- **Data segment**:
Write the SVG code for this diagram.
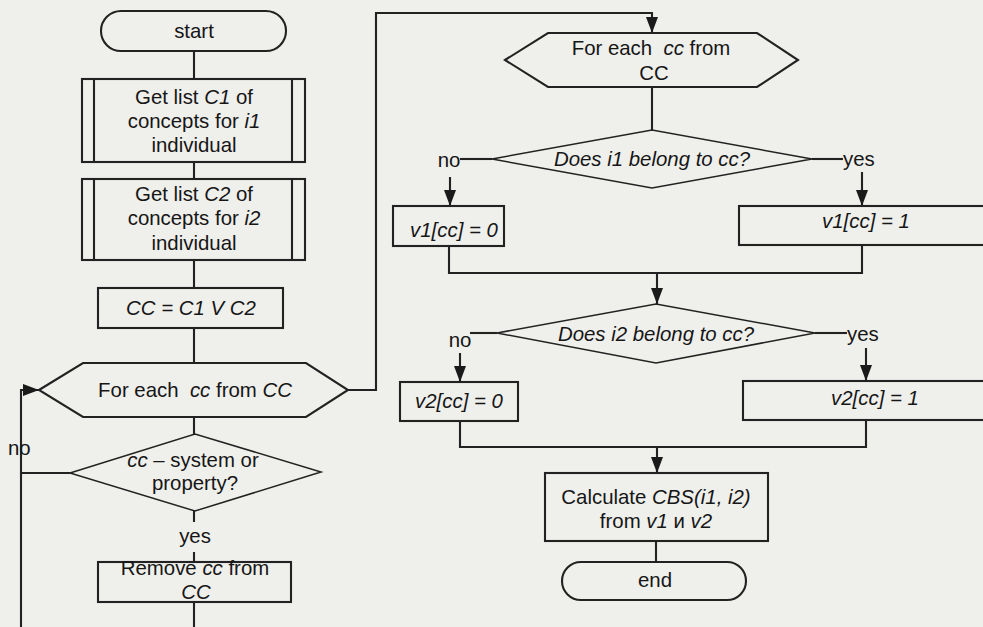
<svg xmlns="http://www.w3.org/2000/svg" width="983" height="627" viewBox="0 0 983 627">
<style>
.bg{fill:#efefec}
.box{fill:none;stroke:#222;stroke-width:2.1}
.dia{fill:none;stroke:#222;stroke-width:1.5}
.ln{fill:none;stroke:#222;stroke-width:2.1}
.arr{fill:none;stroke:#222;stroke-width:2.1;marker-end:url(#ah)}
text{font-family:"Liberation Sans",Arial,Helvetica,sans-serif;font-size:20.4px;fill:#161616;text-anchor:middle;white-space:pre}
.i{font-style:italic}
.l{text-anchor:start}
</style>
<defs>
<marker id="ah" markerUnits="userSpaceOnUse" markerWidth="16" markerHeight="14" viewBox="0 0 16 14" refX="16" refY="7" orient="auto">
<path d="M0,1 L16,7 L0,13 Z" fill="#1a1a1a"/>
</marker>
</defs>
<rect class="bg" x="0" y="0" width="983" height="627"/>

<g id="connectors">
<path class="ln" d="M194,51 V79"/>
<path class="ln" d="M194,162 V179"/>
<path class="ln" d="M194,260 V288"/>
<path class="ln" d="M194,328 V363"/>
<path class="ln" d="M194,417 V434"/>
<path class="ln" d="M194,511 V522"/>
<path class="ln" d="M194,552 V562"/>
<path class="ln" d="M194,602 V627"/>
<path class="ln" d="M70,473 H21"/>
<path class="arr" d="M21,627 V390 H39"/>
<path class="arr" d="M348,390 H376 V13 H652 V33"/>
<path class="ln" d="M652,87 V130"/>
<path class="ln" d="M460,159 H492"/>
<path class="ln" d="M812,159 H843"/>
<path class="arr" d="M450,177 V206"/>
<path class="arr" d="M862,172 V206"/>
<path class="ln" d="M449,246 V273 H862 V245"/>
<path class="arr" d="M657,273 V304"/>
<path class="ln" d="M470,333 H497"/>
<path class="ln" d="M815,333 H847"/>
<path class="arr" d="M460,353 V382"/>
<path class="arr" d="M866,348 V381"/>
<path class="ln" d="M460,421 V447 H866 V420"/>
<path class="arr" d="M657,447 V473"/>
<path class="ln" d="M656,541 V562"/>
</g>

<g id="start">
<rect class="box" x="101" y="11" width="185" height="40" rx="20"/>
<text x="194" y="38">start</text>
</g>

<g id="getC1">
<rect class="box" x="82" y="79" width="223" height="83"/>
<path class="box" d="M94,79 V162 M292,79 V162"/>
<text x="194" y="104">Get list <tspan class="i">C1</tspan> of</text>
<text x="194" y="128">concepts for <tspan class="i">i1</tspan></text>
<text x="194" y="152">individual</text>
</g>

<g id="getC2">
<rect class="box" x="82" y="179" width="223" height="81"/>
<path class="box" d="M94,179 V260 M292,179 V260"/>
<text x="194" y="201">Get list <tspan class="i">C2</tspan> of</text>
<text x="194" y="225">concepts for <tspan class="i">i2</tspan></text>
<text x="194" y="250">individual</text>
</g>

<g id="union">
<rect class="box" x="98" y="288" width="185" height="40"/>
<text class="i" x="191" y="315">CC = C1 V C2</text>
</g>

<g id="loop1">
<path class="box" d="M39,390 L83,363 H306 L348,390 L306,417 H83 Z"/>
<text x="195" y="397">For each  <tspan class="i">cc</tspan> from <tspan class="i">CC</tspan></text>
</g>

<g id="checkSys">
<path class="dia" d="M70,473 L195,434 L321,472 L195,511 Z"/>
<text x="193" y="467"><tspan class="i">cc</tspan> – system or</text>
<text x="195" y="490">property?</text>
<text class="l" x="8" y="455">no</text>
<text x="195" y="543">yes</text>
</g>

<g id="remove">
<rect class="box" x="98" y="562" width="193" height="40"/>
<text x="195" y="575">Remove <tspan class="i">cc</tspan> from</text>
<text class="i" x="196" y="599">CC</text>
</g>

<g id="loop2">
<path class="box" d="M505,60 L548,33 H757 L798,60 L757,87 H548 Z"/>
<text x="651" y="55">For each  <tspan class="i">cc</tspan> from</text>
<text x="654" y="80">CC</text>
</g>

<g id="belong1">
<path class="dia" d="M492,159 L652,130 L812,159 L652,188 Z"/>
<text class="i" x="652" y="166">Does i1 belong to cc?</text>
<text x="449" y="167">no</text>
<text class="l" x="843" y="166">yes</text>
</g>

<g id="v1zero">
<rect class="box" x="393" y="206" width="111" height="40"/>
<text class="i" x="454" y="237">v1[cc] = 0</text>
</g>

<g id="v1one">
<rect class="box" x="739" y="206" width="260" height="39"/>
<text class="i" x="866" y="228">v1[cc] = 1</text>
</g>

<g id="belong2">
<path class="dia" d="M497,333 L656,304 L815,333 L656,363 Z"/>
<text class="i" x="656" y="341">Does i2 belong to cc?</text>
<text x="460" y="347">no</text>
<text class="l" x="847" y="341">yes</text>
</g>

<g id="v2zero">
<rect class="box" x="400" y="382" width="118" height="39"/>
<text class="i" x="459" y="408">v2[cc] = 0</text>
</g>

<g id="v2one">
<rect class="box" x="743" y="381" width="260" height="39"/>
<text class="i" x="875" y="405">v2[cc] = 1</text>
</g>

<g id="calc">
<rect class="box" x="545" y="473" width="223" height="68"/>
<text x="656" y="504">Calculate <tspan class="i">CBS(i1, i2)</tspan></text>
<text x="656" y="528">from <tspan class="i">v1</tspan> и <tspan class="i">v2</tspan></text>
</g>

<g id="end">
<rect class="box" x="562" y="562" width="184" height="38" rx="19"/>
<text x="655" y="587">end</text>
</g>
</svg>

- **Work to complete**: Reproduce all of the data exactly; the pictures do not belong in the copy.

- **Output**:
Write the SVG code for this diagram.
<svg xmlns="http://www.w3.org/2000/svg" width="983" height="627" viewBox="0 0 983 627">
<style>
.bg{fill:#efefec}
.box{fill:none;stroke:#222;stroke-width:2.1}
.dia{fill:none;stroke:#222;stroke-width:1.5}
.ln{fill:none;stroke:#222;stroke-width:2.1}
.arr{fill:none;stroke:#222;stroke-width:2.1;marker-end:url(#ah)}
text{font-family:"Liberation Sans",Arial,Helvetica,sans-serif;font-size:20.4px;fill:#161616;text-anchor:middle;white-space:pre}
.i{font-style:italic}
.l{text-anchor:start}
</style>
<defs>
<marker id="ah" markerUnits="userSpaceOnUse" markerWidth="16" markerHeight="14" viewBox="0 0 16 14" refX="16" refY="7" orient="auto">
<path d="M0,1 L16,7 L0,13 Z" fill="#1a1a1a"/>
</marker>
</defs>
<rect class="bg" x="0" y="0" width="983" height="627"/>

<g id="connectors">
<path class="ln" d="M194,51 V79"/>
<path class="ln" d="M194,162 V179"/>
<path class="ln" d="M194,260 V288"/>
<path class="ln" d="M194,328 V363"/>
<path class="ln" d="M194,417 V434"/>
<path class="ln" d="M194,511 V522"/>
<path class="ln" d="M194,552 V562"/>
<path class="ln" d="M194,602 V627"/>
<path class="ln" d="M70,473 H21"/>
<path class="arr" d="M21,627 V390 H39"/>
<path class="arr" d="M348,390 H376 V13 H652 V33"/>
<path class="ln" d="M652,87 V130"/>
<path class="ln" d="M460,159 H492"/>
<path class="ln" d="M812,159 H843"/>
<path class="arr" d="M450,177 V206"/>
<path class="arr" d="M862,172 V206"/>
<path class="ln" d="M449,246 V273 H862 V245"/>
<path class="arr" d="M657,273 V304"/>
<path class="ln" d="M470,333 H497"/>
<path class="ln" d="M815,333 H847"/>
<path class="arr" d="M460,353 V382"/>
<path class="arr" d="M866,348 V381"/>
<path class="ln" d="M460,421 V447 H866 V420"/>
<path class="arr" d="M657,447 V473"/>
<path class="ln" d="M656,541 V562"/>
</g>

<g id="start">
<rect class="box" x="101" y="11" width="185" height="40" rx="20"/>
<text x="194" y="38">start</text>
</g>

<g id="getC1">
<rect class="box" x="82" y="79" width="223" height="83"/>
<path class="box" d="M94,79 V162 M292,79 V162"/>
<text x="194" y="104">Get list <tspan class="i">C1</tspan> of</text>
<text x="194" y="128">concepts for <tspan class="i">i1</tspan></text>
<text x="194" y="152">individual</text>
</g>

<g id="getC2">
<rect class="box" x="82" y="179" width="223" height="81"/>
<path class="box" d="M94,179 V260 M292,179 V260"/>
<text x="194" y="201">Get list <tspan class="i">C2</tspan> of</text>
<text x="194" y="225">concepts for <tspan class="i">i2</tspan></text>
<text x="194" y="250">individual</text>
</g>

<g id="union">
<rect class="box" x="98" y="288" width="185" height="40"/>
<text class="i" x="191" y="315">CC = C1 V C2</text>
</g>

<g id="loop1">
<path class="box" d="M39,390 L83,363 H306 L348,390 L306,417 H83 Z"/>
<text x="195" y="397">For each  <tspan class="i">cc</tspan> from <tspan class="i">CC</tspan></text>
</g>

<g id="checkSys">
<path class="dia" d="M70,473 L195,434 L321,472 L195,511 Z"/>
<text x="193" y="467"><tspan class="i">cc</tspan> – system or</text>
<text x="195" y="490">property?</text>
<text class="l" x="8" y="455">no</text>
<text x="195" y="543">yes</text>
</g>

<g id="remove">
<rect class="box" x="98" y="562" width="193" height="40"/>
<text x="195" y="575">Remove <tspan class="i">cc</tspan> from</text>
<text class="i" x="196" y="599">CC</text>
</g>

<g id="loop2">
<path class="box" d="M505,60 L548,33 H757 L798,60 L757,87 H548 Z"/>
<text x="651" y="55">For each  <tspan class="i">cc</tspan> from</text>
<text x="654" y="80">CC</text>
</g>

<g id="belong1">
<path class="dia" d="M492,159 L652,130 L812,159 L652,188 Z"/>
<text class="i" x="652" y="166">Does i1 belong to cc?</text>
<text x="449" y="167">no</text>
<text class="l" x="843" y="166">yes</text>
</g>

<g id="v1zero">
<rect class="box" x="393" y="206" width="111" height="40"/>
<text class="i" x="454" y="237">v1[cc] = 0</text>
</g>

<g id="v1one">
<rect class="box" x="739" y="206" width="260" height="39"/>
<text class="i" x="866" y="228">v1[cc] = 1</text>
</g>

<g id="belong2">
<path class="dia" d="M497,333 L656,304 L815,333 L656,363 Z"/>
<text class="i" x="656" y="341">Does i2 belong to cc?</text>
<text x="460" y="347">no</text>
<text class="l" x="847" y="341">yes</text>
</g>

<g id="v2zero">
<rect class="box" x="400" y="382" width="118" height="39"/>
<text class="i" x="459" y="408">v2[cc] = 0</text>
</g>

<g id="v2one">
<rect class="box" x="743" y="381" width="260" height="39"/>
<text class="i" x="875" y="405">v2[cc] = 1</text>
</g>

<g id="calc">
<rect class="box" x="545" y="473" width="223" height="68"/>
<text x="656" y="504">Calculate <tspan class="i">CBS(i1, i2)</tspan></text>
<text x="656" y="528">from <tspan class="i">v1</tspan> и <tspan class="i">v2</tspan></text>
</g>

<g id="end">
<rect class="box" x="562" y="562" width="184" height="38" rx="19"/>
<text x="655" y="587">end</text>
</g>
</svg>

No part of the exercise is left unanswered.